• [WHAT TO PRODUCE]
Give the data below again exactly as it stands. Omit the pictures.

• [RAW DATA]
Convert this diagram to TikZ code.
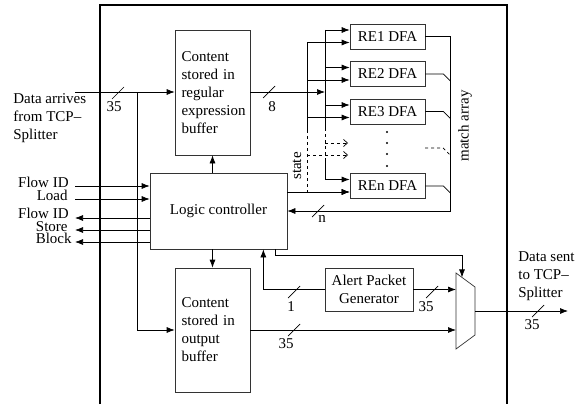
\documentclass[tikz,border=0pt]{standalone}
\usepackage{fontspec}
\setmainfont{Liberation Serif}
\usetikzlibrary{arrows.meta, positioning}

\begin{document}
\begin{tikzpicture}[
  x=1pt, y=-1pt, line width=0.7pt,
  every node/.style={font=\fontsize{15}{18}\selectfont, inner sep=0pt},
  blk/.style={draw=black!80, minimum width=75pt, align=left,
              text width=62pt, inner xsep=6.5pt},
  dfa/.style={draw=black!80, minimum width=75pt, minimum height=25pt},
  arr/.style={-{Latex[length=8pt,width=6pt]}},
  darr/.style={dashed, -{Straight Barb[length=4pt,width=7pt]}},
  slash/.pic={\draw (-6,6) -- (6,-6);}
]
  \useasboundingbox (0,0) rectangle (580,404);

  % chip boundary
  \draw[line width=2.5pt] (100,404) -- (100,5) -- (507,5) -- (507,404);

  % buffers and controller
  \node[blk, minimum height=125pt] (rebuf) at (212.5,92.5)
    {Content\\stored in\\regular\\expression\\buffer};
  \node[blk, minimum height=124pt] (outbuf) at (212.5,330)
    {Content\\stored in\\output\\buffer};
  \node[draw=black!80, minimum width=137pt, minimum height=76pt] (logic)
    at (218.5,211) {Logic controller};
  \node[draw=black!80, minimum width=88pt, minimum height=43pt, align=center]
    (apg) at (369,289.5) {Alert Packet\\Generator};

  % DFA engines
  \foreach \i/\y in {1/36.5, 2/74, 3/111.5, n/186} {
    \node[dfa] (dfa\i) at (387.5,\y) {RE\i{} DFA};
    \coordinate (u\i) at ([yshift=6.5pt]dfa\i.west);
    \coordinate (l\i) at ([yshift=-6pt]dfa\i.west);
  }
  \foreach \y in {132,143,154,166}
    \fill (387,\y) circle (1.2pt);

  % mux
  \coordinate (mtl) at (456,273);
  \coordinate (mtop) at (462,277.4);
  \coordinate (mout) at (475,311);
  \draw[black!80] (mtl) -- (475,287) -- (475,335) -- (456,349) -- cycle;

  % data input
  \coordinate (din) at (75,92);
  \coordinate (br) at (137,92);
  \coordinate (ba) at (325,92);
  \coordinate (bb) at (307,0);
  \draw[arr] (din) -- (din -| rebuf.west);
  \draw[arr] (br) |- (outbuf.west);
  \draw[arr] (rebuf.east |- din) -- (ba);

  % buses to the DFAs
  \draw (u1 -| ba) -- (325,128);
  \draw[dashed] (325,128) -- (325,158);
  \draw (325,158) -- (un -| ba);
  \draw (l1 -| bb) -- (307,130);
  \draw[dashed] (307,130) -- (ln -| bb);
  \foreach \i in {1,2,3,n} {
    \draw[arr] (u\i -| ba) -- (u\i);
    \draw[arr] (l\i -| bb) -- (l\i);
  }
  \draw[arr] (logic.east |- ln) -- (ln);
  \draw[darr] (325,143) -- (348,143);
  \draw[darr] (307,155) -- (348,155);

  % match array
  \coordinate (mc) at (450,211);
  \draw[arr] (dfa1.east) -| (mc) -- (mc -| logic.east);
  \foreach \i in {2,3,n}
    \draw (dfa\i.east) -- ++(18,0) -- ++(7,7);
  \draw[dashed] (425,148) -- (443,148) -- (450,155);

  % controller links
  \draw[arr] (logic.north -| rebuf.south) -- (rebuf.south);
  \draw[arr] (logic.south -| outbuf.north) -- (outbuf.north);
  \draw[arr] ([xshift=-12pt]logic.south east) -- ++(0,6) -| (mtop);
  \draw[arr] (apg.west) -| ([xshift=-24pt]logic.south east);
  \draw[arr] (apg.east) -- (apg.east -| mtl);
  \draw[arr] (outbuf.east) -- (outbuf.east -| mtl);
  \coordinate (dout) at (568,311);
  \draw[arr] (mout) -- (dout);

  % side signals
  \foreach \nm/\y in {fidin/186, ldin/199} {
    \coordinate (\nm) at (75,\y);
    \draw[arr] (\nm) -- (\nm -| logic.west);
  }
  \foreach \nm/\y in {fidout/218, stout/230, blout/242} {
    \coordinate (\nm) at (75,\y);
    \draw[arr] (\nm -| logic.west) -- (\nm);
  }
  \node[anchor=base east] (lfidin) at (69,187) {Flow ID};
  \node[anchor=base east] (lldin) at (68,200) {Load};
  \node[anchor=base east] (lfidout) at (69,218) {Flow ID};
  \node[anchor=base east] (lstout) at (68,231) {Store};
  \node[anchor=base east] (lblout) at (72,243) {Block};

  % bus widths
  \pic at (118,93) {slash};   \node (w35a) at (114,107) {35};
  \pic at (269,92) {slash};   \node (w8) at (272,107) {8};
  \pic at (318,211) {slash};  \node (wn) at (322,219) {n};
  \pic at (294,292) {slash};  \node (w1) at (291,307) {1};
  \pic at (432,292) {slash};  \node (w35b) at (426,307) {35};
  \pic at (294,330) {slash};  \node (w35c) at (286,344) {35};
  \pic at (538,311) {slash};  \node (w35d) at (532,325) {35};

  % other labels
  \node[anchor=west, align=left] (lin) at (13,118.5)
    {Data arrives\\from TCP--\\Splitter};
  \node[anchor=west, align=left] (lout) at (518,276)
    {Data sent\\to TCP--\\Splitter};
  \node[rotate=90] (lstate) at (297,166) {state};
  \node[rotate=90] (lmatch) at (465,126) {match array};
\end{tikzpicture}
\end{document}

• [FINISHED EXERCISE]
Convert this diagram to TikZ code.
\documentclass[tikz,border=0pt]{standalone}
\usepackage{fontspec}
\setmainfont{Liberation Serif}
\usetikzlibrary{arrows.meta, positioning}

\begin{document}
\begin{tikzpicture}[
  x=1pt, y=-1pt, line width=0.7pt,
  every node/.style={font=\fontsize{15}{18}\selectfont, inner sep=0pt},
  blk/.style={draw=black!80, minimum width=75pt, align=left,
              text width=62pt, inner xsep=6.5pt},
  dfa/.style={draw=black!80, minimum width=75pt, minimum height=25pt},
  arr/.style={-{Latex[length=8pt,width=6pt]}},
  darr/.style={dashed, -{Straight Barb[length=4pt,width=7pt]}},
  slash/.pic={\draw (-6,6) -- (6,-6);}
]
  \useasboundingbox (0,0) rectangle (580,404);

  % chip boundary
  \draw[line width=2.5pt] (100,404) -- (100,5) -- (507,5) -- (507,404);

  % buffers and controller
  \node[blk, minimum height=125pt] (rebuf) at (212.5,92.5)
    {Content\\stored in\\regular\\expression\\buffer};
  \node[blk, minimum height=124pt] (outbuf) at (212.5,330)
    {Content\\stored in\\output\\buffer};
  \node[draw=black!80, minimum width=137pt, minimum height=76pt] (logic)
    at (218.5,211) {Logic controller};
  \node[draw=black!80, minimum width=88pt, minimum height=43pt, align=center]
    (apg) at (369,289.5) {Alert Packet\\Generator};

  % DFA engines
  \foreach \i/\y in {1/36.5, 2/74, 3/111.5, n/186} {
    \node[dfa] (dfa\i) at (387.5,\y) {RE\i{} DFA};
    \coordinate (u\i) at ([yshift=6.5pt]dfa\i.west);
    \coordinate (l\i) at ([yshift=-6pt]dfa\i.west);
  }
  \foreach \y in {132,143,154,166}
    \fill (387,\y) circle (1.2pt);

  % mux
  \coordinate (mtl) at (456,273);
  \coordinate (mtop) at (462,277.4);
  \coordinate (mout) at (475,311);
  \draw[black!80] (mtl) -- (475,287) -- (475,335) -- (456,349) -- cycle;

  % data input
  \coordinate (din) at (75,92);
  \coordinate (br) at (137,92);
  \coordinate (ba) at (325,92);
  \coordinate (bb) at (307,0);
  \draw[arr] (din) -- (din -| rebuf.west);
  \draw[arr] (br) |- (outbuf.west);
  \draw[arr] (rebuf.east |- din) -- (ba);

  % buses to the DFAs
  \draw (u1 -| ba) -- (325,128);
  \draw[dashed] (325,128) -- (325,158);
  \draw (325,158) -- (un -| ba);
  \draw (l1 -| bb) -- (307,130);
  \draw[dashed] (307,130) -- (ln -| bb);
  \foreach \i in {1,2,3,n} {
    \draw[arr] (u\i -| ba) -- (u\i);
    \draw[arr] (l\i -| bb) -- (l\i);
  }
  \draw[arr] (logic.east |- ln) -- (ln);
  \draw[darr] (325,143) -- (348,143);
  \draw[darr] (307,155) -- (348,155);

  % match array
  \coordinate (mc) at (450,211);
  \draw[arr] (dfa1.east) -| (mc) -- (mc -| logic.east);
  \foreach \i in {2,3,n}
    \draw (dfa\i.east) -- ++(18,0) -- ++(7,7);
  \draw[dashed] (425,148) -- (443,148) -- (450,155);

  % controller links
  \draw[arr] (logic.north -| rebuf.south) -- (rebuf.south);
  \draw[arr] (logic.south -| outbuf.north) -- (outbuf.north);
  \draw[arr] ([xshift=-12pt]logic.south east) -- ++(0,6) -| (mtop);
  \draw[arr] (apg.west) -| ([xshift=-24pt]logic.south east);
  \draw[arr] (apg.east) -- (apg.east -| mtl);
  \draw[arr] (outbuf.east) -- (outbuf.east -| mtl);
  \coordinate (dout) at (568,311);
  \draw[arr] (mout) -- (dout);

  % side signals
  \foreach \nm/\y in {fidin/186, ldin/199} {
    \coordinate (\nm) at (75,\y);
    \draw[arr] (\nm) -- (\nm -| logic.west);
  }
  \foreach \nm/\y in {fidout/218, stout/230, blout/242} {
    \coordinate (\nm) at (75,\y);
    \draw[arr] (\nm -| logic.west) -- (\nm);
  }
  \node[anchor=base east] (lfidin) at (69,187) {Flow ID};
  \node[anchor=base east] (lldin) at (68,200) {Load};
  \node[anchor=base east] (lfidout) at (69,218) {Flow ID};
  \node[anchor=base east] (lstout) at (68,231) {Store};
  \node[anchor=base east] (lblout) at (72,243) {Block};

  % bus widths
  \pic at (118,93) {slash};   \node (w35a) at (114,107) {35};
  \pic at (269,92) {slash};   \node (w8) at (272,107) {8};
  \pic at (318,211) {slash};  \node (wn) at (322,219) {n};
  \pic at (294,292) {slash};  \node (w1) at (291,307) {1};
  \pic at (432,292) {slash};  \node (w35b) at (426,307) {35};
  \pic at (294,330) {slash};  \node (w35c) at (286,344) {35};
  \pic at (538,311) {slash};  \node (w35d) at (532,325) {35};

  % other labels
  \node[anchor=west, align=left] (lin) at (13,118.5)
    {Data arrives\\from TCP--\\Splitter};
  \node[anchor=west, align=left] (lout) at (518,276)
    {Data sent\\to TCP--\\Splitter};
  \node[rotate=90] (lstate) at (297,166) {state};
  \node[rotate=90] (lmatch) at (465,126) {match array};
\end{tikzpicture}
\end{document}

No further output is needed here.